Columnistas

¿Y ahora qué?

A dos semanas de las elecciones generales, la percepción de credibilidad en el proceso electoral está en su punto más bajo, confirmando la desconfianza que la población ya tenía sobre este ejercicio ciudadano -esencial en un Estado democrático- tal y como lo midieron conocidos estudios de opinión pública realizados hace un año (ERIC, diciembre de 2016). En esta encuesta, la suspicacia superaba el 70%, tanto hacia las elecciones primarias (marzo) como a las generales (noviembre).

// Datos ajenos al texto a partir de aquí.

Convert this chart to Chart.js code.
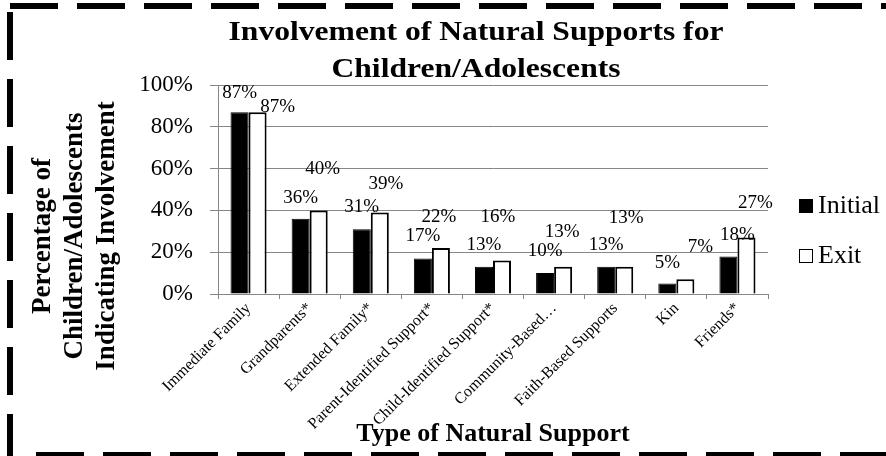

Las reacciones partidarias y de la población al desarrollo de las elecciones primarias de marzo revelaron que esa falta de fe no era infundada: bien se tratara de resultados en las planillas de diputados o corporaciones municipales, cantidad de electores o de las respuestas institucionales a los reclamos de quienes se sintieron afectados, las demandas de transparencia y justicia electoral se reprodujeron por doquier, con la complicidad interesada o no de los medios de comunicación. Es justo decir que aumentó la duda que ya existía sobre la calidad de nuestros procesos electorales, independientemente de lo que el Tribunal Supremo Electoral (TSE) hiciera para revertir esa percepción (convenios de colaboración, procedimientos especiales, cambio de contratistas y sendos mensajes a diestra y siniestra que fueron emitidos junto a otros que tenían un efecto contrario).

Algunas de las organizaciones políticas que participaron en esas cuestionables elecciones primarias y que se aprestaban a ser parte de los comicios de noviembre insistieron en esa falta de credibilidad reiteradamente, al punto de anticipar que no reconocerían resultados de las votaciones si no se corregían algunos temas sensibles (como el de la transmisión y divulgación de resultados) o se daban mayores garantías de transparencia. Y aunque muchos de esos cambios finalmente no ocurrieron, igual participaron a sabiendas que los riesgos seguían existiendo y pendían como espada de Damócles sobre el órgano electoral y sus acciones. Desafortunadamente, otros cambios tan o más importantes que el anterior fueron obviados después de las elecciones de 2013, con todo y compromisos suscritos (agosto 2013) e informes con recomendaciones emitidos entonces por las misiones de observación internacional y ciudadana nacional. Con extremo (y osado) cálculo político y sin mucha visión de mediano o largo plazo, los partidos políticos de nuestro país hicieron muy poco para avanzar en acuerdos que permitieran hacer las reformas necesarias al sistema electoral, concentrándose -en mayor medida- en hacer demandas puntuales y en repartirse posiciones, cuando bien se pudo (enero 2014 y mayo 2017).

Hoy ya es tarde para hacer esas reformas y resolver la crisis política que emergió de la jornada del 26 de noviembre y estas semanas. Nuevamente, las misiones de observación electoral nos orientan cómo salir del atolladero, pero no harán por sí solas el trabajo.

Una vez más, ha de ser el diálogo el primer paso para resolver el conflicto. Y solo el tiempo dirá si nuestros liderazgos políticos están a la altura del pueblo que hoy les observa, y espera impaciente y desconfiado.